:: Extracted entries ::
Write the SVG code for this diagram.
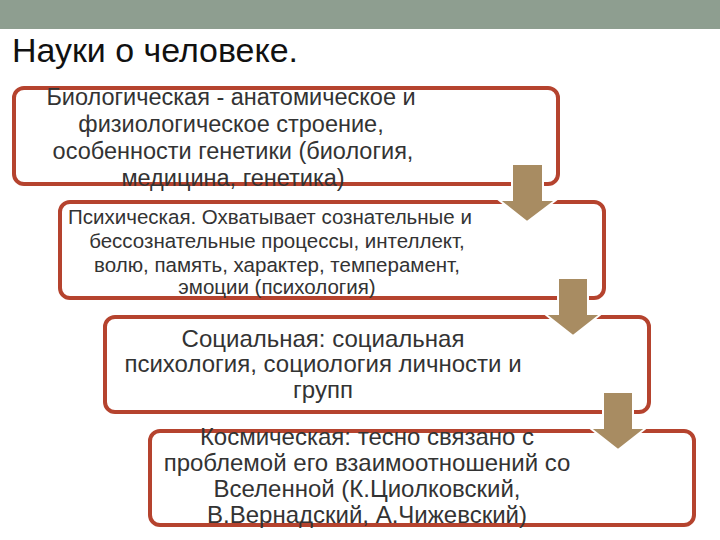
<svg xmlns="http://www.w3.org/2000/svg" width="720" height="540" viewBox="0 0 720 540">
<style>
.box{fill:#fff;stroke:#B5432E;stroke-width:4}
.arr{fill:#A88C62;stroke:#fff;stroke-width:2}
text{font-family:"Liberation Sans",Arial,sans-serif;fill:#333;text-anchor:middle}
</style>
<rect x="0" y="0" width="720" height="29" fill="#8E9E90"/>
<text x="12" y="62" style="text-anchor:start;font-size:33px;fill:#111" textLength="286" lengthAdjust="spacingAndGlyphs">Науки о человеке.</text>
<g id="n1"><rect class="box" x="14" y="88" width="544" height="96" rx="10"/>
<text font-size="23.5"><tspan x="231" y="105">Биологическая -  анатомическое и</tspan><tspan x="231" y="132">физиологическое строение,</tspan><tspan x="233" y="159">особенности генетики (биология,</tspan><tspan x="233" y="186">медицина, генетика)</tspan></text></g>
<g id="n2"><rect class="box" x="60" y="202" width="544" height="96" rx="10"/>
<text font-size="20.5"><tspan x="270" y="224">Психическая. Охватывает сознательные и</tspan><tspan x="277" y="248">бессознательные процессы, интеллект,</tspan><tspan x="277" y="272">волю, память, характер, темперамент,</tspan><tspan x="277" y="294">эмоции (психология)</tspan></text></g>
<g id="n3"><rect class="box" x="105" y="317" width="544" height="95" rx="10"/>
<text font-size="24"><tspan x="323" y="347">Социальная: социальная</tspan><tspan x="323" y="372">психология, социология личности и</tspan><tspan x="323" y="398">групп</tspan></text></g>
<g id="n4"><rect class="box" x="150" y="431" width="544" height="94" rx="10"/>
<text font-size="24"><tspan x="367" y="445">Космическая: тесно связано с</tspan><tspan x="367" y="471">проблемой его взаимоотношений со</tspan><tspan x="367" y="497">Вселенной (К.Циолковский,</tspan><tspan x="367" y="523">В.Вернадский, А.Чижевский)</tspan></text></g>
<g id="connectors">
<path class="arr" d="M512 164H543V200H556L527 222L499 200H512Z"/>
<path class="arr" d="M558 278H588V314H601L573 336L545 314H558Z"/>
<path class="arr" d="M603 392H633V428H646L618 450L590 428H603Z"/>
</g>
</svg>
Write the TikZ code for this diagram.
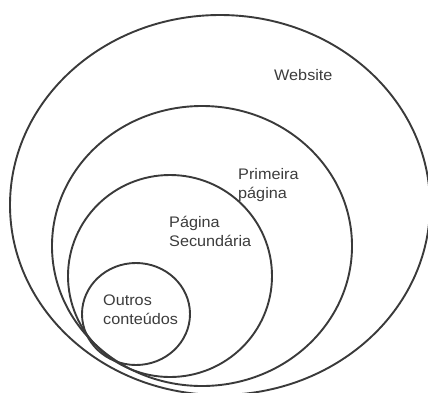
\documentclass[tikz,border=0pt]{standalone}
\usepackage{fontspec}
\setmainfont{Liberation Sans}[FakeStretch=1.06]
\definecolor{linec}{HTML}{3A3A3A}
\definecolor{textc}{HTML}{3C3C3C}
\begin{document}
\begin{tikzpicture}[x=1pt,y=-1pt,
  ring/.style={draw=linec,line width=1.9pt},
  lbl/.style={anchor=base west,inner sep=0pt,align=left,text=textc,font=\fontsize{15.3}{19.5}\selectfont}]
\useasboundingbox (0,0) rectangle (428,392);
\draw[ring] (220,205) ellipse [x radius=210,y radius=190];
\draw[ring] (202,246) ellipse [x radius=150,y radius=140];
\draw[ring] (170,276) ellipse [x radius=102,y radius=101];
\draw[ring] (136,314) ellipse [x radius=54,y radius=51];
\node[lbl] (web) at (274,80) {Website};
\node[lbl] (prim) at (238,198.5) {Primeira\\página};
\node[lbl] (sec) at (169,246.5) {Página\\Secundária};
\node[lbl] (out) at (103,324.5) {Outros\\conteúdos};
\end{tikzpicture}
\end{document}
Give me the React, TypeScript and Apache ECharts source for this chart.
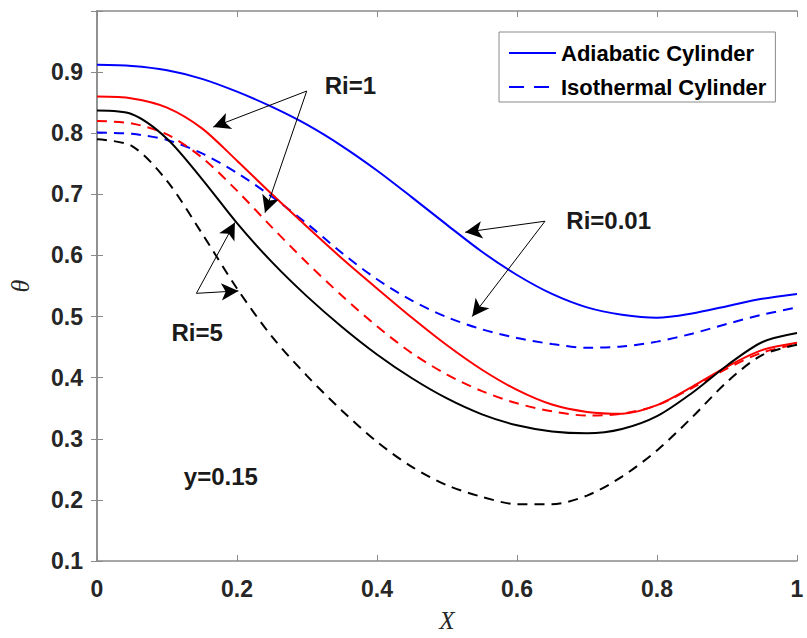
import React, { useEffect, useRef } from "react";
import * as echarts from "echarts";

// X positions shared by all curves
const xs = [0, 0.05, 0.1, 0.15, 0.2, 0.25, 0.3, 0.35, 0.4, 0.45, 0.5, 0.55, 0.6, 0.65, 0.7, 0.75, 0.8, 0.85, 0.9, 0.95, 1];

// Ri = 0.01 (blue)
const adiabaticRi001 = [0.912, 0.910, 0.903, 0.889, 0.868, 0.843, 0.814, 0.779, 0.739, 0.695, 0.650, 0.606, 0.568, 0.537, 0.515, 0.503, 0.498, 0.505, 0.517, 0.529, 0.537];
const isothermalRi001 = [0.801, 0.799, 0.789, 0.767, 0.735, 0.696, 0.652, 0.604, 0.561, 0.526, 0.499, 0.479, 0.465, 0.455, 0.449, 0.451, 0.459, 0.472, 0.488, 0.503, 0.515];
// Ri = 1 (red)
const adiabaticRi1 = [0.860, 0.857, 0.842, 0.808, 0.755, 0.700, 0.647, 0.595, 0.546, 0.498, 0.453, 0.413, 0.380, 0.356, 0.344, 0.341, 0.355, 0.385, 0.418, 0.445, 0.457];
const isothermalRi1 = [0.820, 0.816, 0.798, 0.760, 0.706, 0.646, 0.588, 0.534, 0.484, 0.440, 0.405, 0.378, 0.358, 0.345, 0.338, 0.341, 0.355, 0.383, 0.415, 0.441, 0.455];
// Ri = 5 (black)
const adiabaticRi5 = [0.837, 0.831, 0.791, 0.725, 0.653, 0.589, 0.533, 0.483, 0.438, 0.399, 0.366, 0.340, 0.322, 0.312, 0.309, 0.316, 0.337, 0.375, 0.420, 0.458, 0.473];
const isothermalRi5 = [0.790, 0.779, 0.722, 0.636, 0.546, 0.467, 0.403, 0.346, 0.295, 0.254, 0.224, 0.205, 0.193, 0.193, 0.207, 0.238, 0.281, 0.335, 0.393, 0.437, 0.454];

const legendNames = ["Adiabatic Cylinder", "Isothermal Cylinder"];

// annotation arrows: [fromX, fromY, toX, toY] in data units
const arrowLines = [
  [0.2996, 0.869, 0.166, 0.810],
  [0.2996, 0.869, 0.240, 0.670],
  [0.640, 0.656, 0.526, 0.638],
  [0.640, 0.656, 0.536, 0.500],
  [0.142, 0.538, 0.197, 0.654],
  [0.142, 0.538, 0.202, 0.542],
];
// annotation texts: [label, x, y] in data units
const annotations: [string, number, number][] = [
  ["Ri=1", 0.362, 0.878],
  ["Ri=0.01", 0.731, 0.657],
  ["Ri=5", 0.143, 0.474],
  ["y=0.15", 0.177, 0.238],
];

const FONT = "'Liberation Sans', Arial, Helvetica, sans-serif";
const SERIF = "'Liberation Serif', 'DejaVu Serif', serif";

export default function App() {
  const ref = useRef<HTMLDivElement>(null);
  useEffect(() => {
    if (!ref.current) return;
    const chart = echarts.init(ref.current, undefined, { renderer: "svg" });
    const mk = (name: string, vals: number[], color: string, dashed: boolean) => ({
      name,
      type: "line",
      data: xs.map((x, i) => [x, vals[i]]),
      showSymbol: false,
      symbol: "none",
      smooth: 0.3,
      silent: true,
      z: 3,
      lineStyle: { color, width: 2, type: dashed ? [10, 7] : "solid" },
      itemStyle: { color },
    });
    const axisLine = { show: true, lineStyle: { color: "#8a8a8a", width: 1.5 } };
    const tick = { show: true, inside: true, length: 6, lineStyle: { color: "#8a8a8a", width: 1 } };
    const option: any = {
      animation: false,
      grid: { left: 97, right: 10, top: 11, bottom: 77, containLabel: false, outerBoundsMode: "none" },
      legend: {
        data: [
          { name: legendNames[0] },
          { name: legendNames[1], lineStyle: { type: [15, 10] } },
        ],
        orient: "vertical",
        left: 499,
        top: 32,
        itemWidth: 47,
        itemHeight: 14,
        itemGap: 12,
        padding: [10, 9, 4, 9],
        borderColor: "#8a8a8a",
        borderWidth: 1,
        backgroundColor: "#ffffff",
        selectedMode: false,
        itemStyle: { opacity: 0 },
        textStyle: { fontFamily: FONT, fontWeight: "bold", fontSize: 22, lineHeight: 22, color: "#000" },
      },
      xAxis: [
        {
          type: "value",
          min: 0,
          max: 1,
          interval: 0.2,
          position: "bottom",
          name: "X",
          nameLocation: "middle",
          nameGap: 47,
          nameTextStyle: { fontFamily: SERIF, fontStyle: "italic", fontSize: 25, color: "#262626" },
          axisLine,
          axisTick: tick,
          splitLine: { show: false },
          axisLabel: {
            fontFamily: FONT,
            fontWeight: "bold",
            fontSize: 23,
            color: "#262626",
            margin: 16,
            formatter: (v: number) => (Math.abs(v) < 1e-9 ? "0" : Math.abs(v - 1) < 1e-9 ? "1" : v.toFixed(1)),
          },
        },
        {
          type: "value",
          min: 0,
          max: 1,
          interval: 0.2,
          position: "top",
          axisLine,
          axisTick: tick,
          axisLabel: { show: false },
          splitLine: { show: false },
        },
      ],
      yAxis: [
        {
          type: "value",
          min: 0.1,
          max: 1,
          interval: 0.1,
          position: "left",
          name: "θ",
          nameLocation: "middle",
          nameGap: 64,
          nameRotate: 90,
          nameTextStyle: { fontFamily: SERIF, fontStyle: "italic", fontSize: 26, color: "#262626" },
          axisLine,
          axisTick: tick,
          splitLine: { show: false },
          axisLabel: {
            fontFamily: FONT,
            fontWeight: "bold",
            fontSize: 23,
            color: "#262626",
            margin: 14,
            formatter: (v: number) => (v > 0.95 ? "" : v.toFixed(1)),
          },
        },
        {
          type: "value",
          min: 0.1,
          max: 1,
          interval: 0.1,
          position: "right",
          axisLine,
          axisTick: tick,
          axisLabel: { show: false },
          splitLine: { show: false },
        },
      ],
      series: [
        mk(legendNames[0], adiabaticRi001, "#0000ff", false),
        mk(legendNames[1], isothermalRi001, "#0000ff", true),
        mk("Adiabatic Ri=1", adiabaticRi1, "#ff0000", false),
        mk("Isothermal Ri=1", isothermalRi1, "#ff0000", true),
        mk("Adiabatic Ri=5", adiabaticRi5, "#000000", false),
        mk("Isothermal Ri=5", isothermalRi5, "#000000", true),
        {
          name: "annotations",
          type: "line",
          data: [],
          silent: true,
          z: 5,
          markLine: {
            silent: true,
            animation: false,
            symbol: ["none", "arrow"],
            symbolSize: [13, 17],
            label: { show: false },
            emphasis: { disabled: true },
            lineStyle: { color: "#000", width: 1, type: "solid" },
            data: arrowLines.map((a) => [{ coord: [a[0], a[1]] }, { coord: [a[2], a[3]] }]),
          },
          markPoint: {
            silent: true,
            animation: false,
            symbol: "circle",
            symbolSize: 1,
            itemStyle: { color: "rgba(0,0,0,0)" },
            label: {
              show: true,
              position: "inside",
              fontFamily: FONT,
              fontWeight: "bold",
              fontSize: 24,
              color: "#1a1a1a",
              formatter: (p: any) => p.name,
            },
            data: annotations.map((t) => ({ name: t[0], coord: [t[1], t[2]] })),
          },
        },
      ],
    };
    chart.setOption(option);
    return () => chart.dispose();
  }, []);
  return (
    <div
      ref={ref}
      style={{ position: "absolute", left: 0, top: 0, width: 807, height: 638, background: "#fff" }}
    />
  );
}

:: Written task ::
Reproduce nothing but the lines from the one with "Give me the" to the one with "0.9, 0.95, 1];", both lines included, and keep every picture out of the copy.

:: Solved exercise ::
Give me the React, TypeScript and Apache ECharts source for this chart.
import React, { useEffect, useRef } from "react";
import * as echarts from "echarts";

// X positions shared by all curves
const xs = [0, 0.05, 0.1, 0.15, 0.2, 0.25, 0.3, 0.35, 0.4, 0.45, 0.5, 0.55, 0.6, 0.65, 0.7, 0.75, 0.8, 0.85, 0.9, 0.95, 1];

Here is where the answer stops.